A few years ago someone gave me a Model T engine and transmission that had been in a basement in Chicago for several decades. I finally decided to tear it apart to see what is inside. It was in surprisingly good shape - cylinders are smooth and oil leaks past the rings very slowly, the bearings all feel good although I have not removed any bearing caps yet. 0.010 end play in the crank. Iron pistons.
I’d like to get the engine running even though I have no car to put it in.
The magneto coils all have about the same resistance to ground, so I guess they are good. The magnets all have magnetism. The timer has rusted away to nothing, and the front cover is cracked off where the oil filler cap goes. The belt pulley was rusted away to nothing. I have no crank or ratchet mechanism. The crankcase was dirty but not too bad. One of the motor mounts was badly bent and rusted. The block is dated 1917.
Where should I look for the parts I need?
At a swap meet I bought a transmission cover that takes a starter and a ring gear, but my engine did not have a starter or generator. Can I machine my flywheel to take the ring gear so I can have electric cranking?

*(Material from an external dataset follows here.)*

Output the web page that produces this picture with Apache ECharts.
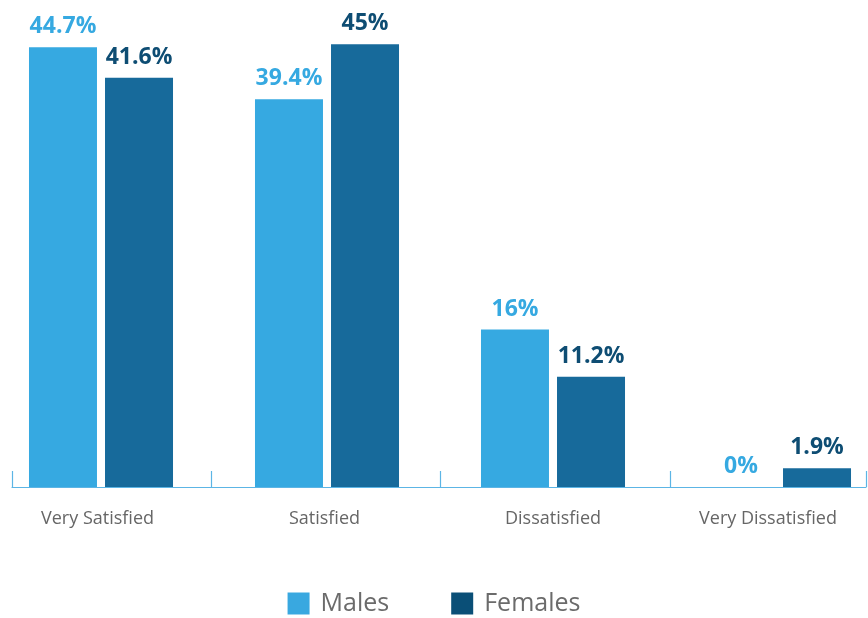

Martin, welcome to the T world, or as some call it, the affliction. Before we start on your specific questions, here's something for all new T folks: http://dauntlessgeezer.com/DG80.html
The book says crankshaft end play should be .006 - .007, which matters because too much can give you magneto trouble. The MTFCA books will give you all the numbers and tell you what to do about them.
The magnets have magnetism, but is it enough? Each magnet should be strong enough to hold up one of those iron pistons. Again, the books will tell you what to do about recharging magnets. You can also Google previous forum posts by typing mtfca: and then the subject.
A 1917 block can be used with a starter, but it isn't made to accommodate a generator. Electric start came with the 1919 model year. As long as you run on MAG and not BAT, a battery will give you a lot of starts between recharges in the shop. You can get a new or rebuilt timer from the many parts dealers. Lang's, Chaffin's, Bob's, and several others will have much of what you need. Search this website and the MTFCI site for lists of suppliers and services. Cranks and ratchets aren't quite a dime a dozen, but they are plentiful. The pan with the broken mount may be repairable, but it's likely to also need straightening on a jig made for the purpose. I expect it would be less costly to get a 1919 or later flywheel than to adapt the earlier one for a ring gear.
I'm a newbie too. A couple of months ago I purchased a 1925 model T. I hardly ever use the the self starter; I nearly always hand crank it.
In addition to the link Steve has shared, check out this one: http://www.mtfca.com/suppliers/Suppliers.htm
Thanks for your encouragement! I have already read the "Model T Ford Service" book and learned a lot from it. I'll get the other books too.
I have access to a lathe big enough to machine the flywheel, so I thought I'd try to mount the ring gear while the transmission is apart. I will recharge the magnets too.
Thank you too. I hope it will turn out to start easily with a hand crank. Thanks for the link to suppliers. I know Snyder's and Mac's for Model A parts, I have a '28 roadster with a flathead V-8 in it.
You probably already know this, but the flywheel should be machined to slightly larger then the inside diameter of the ring gear. The ring gear should then be heated with an Oxyacetylene torch to expand it to fit over the flywheel. When the ring gear cools, it will be shrunk-fit onto the flywheel.
For the record the allowance for a ring gear sweat fit is usually between 18-19 thousandths.
While most starter ring gears are a "sweat fit", model T ring gears are held in place by the magneto screws. They are usually a tight slip fit. They could be made to a sweat fit (if custom modifying), but if you also want to have the magneto on the flywheel, lining up the screw holes before the temperatures equalize and seize the gear could be difficult.
Just my thoughts.
A few of us still like to restore brass era and pre-starter Ts using correct (uncut) flywheels.
Drive carefully, and enjoy, W2
The flywheel could be modified for a ring gear, but why bother when there are so many ring gear flywheels available? I I have a bunch of them. We do a lot of starter conversions for folks no longer able to crank their T's.
Model T's when properly tuned are very easy and safe to start with the crank.
If you are by chance anywhere close to northern Ca., I can fix you up cheap with enough parts to build up a driveable chassis around your engine. Speedster project maybe?
Profile says Northbrook, north of Chicago. Lots of T activity in that part of the country. Finding parts should be no problem.
Be sure to mark the positions of the holes for the brass screws which hold the magnet pole pieces. Mark on the flywheel with a punch next to each hole. When you heat the gear to place it on the flywheel you have a short window of time to be able to position those holes before it shrinks. So you want to get it right the first time. Also important is the the gear bevels go toward the back side (opposite the magnets).
Try Bob's Antique Auto Parts
Loves Park, Il 815-633-7244
very close to you and good prices also.Bob
Indeed, as Wayne says, the Model T ring gear is not an interference fit. It installs at room temperature with no particular effort required.
Thank you all for your help and encouragement! I am in the Chicago area.